On this fifth anniversary of this extraordinary event, we pause to note how, as in so many situations, the great majority of the media — from the corporate, mainstream entities to the ideologically-driven organs of Left and Right — accept at face value the official story.
In the years since, the only significant voice to question the official story is Pulitzer Prize-winning investigative journalist Seymour Hersh.
Hersh maintains another version, as told to him by a retired senior U.S. intelligence official who goes unnamed. As Hersh heard it, the Saudis were working with the Pakistanis to hide bin Laden, and were “financing (his) upkeep since his seizure by the Pakistanis.” Further, according to another anonymous Hersh source, the U.S. chose to execute bin Laden rather than capture him as a war criminal.
Hersh’s interpretation, for which he has faced harsh criticism, is an interesting one. Nonetheless, it does not adequately address the questions we have posed, primarily because it accepts that the person in the compound was indeed bin Laden, and that this person was indeed killed. We’ll withhold judgment on that until we see real evidence.
Why? Because there are two scenarios.
In one, Osama was the wayward child, a rebel against his parent country, a man whom the U.S. and Saudis wanted obliterated. In 1994, he was expelled from Saudi Arabia.
But in the other, Osama bin Laden played a valuable role for the Saudi royal family, keeping the war away from its own borders, focusing fundamentalist anger on the West. And because Osama bin Laden gave the always-hungry Western war machine the replacement villain for the Soviet “evil empire” — a casus belli that necessitates never-ending combat and never-ending and incalculable spending and riches for the military-industrial complex.
Obama’s counterterrorism advisor at the time of the raid, John Brennan, had been CIA station chief in Saudi Arabia just before 9/11 — and subsequent to the raid was made CIA director.
For so many, Osama seemed to be the gift that kept on giving.
Is it possible that he would not, in the end, be punished?

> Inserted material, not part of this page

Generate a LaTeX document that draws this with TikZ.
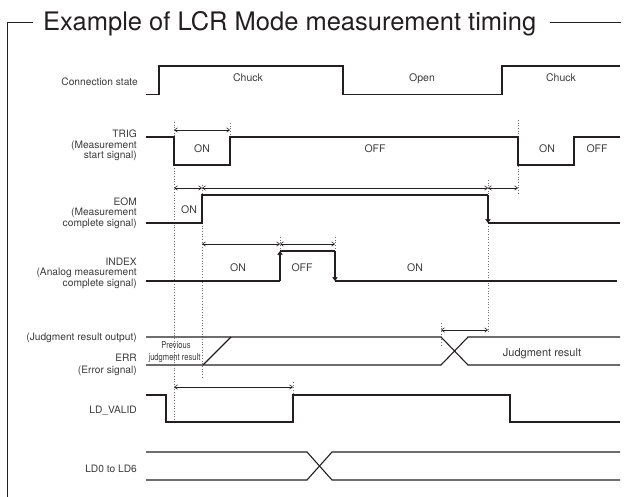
\documentclass[tikz,border=0pt]{standalone}
\usepackage{graphicx}
\usepackage{fontspec}
\setmainfont{TeX Gyre Heros}
\usetikzlibrary{arrows.meta}
\definecolor{ink}{HTML}{231F20}
\definecolor{txt}{HTML}{3A3A3A}
\begin{document}
\begin{tikzpicture}[x=1pt,y=-1pt,
  sig/.style={draw=ink,line width=1.1pt},
  frm/.style={draw=ink,line width=0.8pt},
  dim/.style={draw=ink,line width=0.6pt,{Straight Barb[length=3pt,width=4.5pt]}-{Straight Barb[length=3pt,width=4.5pt]}},
  guide/.style={draw=black!55,dotted,line width=0.7pt},
  lbl/.style={anchor=base east,inner sep=0pt,text=txt,font=\fontsize{10.2}{12}\selectfont},
  st/.style={anchor=base,inner sep=0pt,text=txt,font=\fontsize{10.5}{12}\selectfont},
  sml/.style={anchor=base,inner sep=0pt,text=txt,font=\fontsize{9.5}{11}\selectfont},
  edgearrow/.style={sig,-{Straight Barb[length=3pt,width=4.5pt]}}
]
\useasboundingbox (0,0) rectangle (634,497);
% frame and title
\node[anchor=base west,inner sep=0pt,text=ink,font=\fontsize{25.5}{30}\selectfont] (title) at (43,31) {Example of LCR Mode measurement timing};
\coordinate (fbot) at (7,497);
\coordinate (ftop) at (7,22.7);
\coordinate (fl) at (33,22.7);
\coordinate (fr1) at (550,22.7);
\coordinate (fr2) at (621,22.7);
\draw[frm] (fbot) -- (ftop) -- (fl);
\draw[frm] (fr1) -- (fr2);

% guides
\draw[guide] (174,122) -- (174,423);
\draw[guide] (202,185) -- (202,377);
\draw[guide] (230,123) -- (230,137);
\draw[guide] (518,120) -- (518,193);
\draw[guide] (488,180) -- (488,333);
\draw[guide] (280,237) -- (280,251);
\draw[guide] (335,237) -- (335,251);
\draw[guide] (441,323) -- (441,345);
\draw[guide] (293,382) -- (293,395);

% Connection state
\node[lbl] (cs) at (138,86) {Connection state};
\draw[sig] (146,94.3) -- (159,94.3) -- (159,66) -- (343,66) -- (343,94.3) -- (502,94.3) -- (502,66) -- (620,66);
\node[st] (cs1) at (248,81.5) {Chuck};
\node[st] (cs2) at (422,81.5) {Open};
\node[st] (cs3) at (561,81.5) {Chuck};

% TRIG
\node[lbl] (trig1) at (137,138) {TRIG};
\node[lbl] (trig2) at (137,148.3) {(Measurement};
\node[lbl] (trig3) at (137,158.6) {start signal)};
\draw[sig] (146,137) -- (174,137) -- (174,165) -- (230,165) -- (230,137) -- (518,137) -- (518,165) -- (574,165) -- (574,137) -- (620,137);
\node[st] (t1) at (202,153) {ON};
\node[st] (t2) at (375,153) {OFF};
\node[st] (t3) at (547,153) {ON};
\node[st] (t4) at (597,153) {OFF};
\draw[dim] (174,130) -- (230,130);

% EOM
\node[lbl] (eom1) at (137,205) {EOM};
\node[lbl] (eom2) at (137,215.5) {(Measurement};
\node[lbl] (eom3) at (137,226) {complete signal)};
\draw[sig] (146,223) -- (202,223) -- (202,195) -- (488,195);
\draw[edgearrow] (488,195) -- (488,223);
\draw[sig] (488,223) -- (620,223);
\node[st] (e1) at (189,214) {ON};
\draw[dim] (174,188) -- (202,188);
\draw[dim] (202,188) -- (488,188);
\draw[dim] (488,188) -- (518,188);

% INDEX
\node[lbl] (ix1) at (137,265) {INDEX};
\node[lbl] (ix2) at (137,275.8) {(Analog measurement};
\node[lbl] (ix3) at (137,286.4) {complete signal)};
\draw[sig] (146,281) -- (280,281);
\draw[edgearrow] (280,281) -- (280,251);
\draw[sig] (280,251) -- (335,251);
\draw[edgearrow] (335,251) -- (335,281);
\draw[sig] (335,281) -- (617,281);
\node[st] (i1) at (238,271) {ON};
\node[st] (i2) at (302,271) {OFF};
\node[st] (i3) at (415,271) {ON};
\draw[dim] (202,244) -- (280,244);
\draw[dim] (280,244) -- (335,244);

% Judgment / ERR
\node[lbl] (j1) at (137,340) {(Judgment result output)};
\node[lbl] (j2) at (137,361.7) {ERR};
\node[lbl] (j3) at (137,373.5) {(Error signal)};
\draw[sig] (146,337) -- (441,337) -- (468,365) -- (620,365);
\draw[sig] (146,365) -- (441,365) -- (468,337) -- (620,337);
\draw[sig] (203,365) -- (231,337);
\node[sml] (p1) at (176,348.5) {\scalebox{0.8}[1]{Previous}};
\node[sml] (p2) at (174.5,360) {\scalebox{0.8}[1]{judgment result}};
\node[st,font=\fontsize{11}{13}\selectfont] (jr) at (542,356) {Judgment result};
\draw[dim] (441,330) -- (488,330);

% LD_VALID
\node[lbl] (ldv) at (137,413) {LD\_VALID};
\draw[sig] (146,395) -- (166,395) -- (166,422) -- (293,422) -- (293,395) -- (510,395) -- (510,422) -- (620,422);
\draw[dim] (174,387) -- (293,387);

% LD0 to LD6
\node[lbl] (ld) at (137,472) {LD0 to LD6};
\draw[sig] (146,452) -- (307,452) -- (332,480) -- (620,480);
\draw[sig] (146,480) -- (307,480) -- (332,452) -- (620,452);
\end{tikzpicture}
\end{document}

That he would instead be protected, perhaps given a new identity like much lesser pawns in the games of power that nations and other entities play?
It may sound far-fetched. But in light of the unanswered questions about May 2, 2011, good journalism — indeed sound mental health — dictates that we not dismiss logical scenarios in favor of fundamentally illogical ones simply because we are told to do so.
Editor’s Note: An earlier version of this story said the SEAL who wrote “No Easy Day” admitted that he did not see the body of bin Laden. That was incorrect. We would like to thank reader TomS for pointing this out to us and regret the error.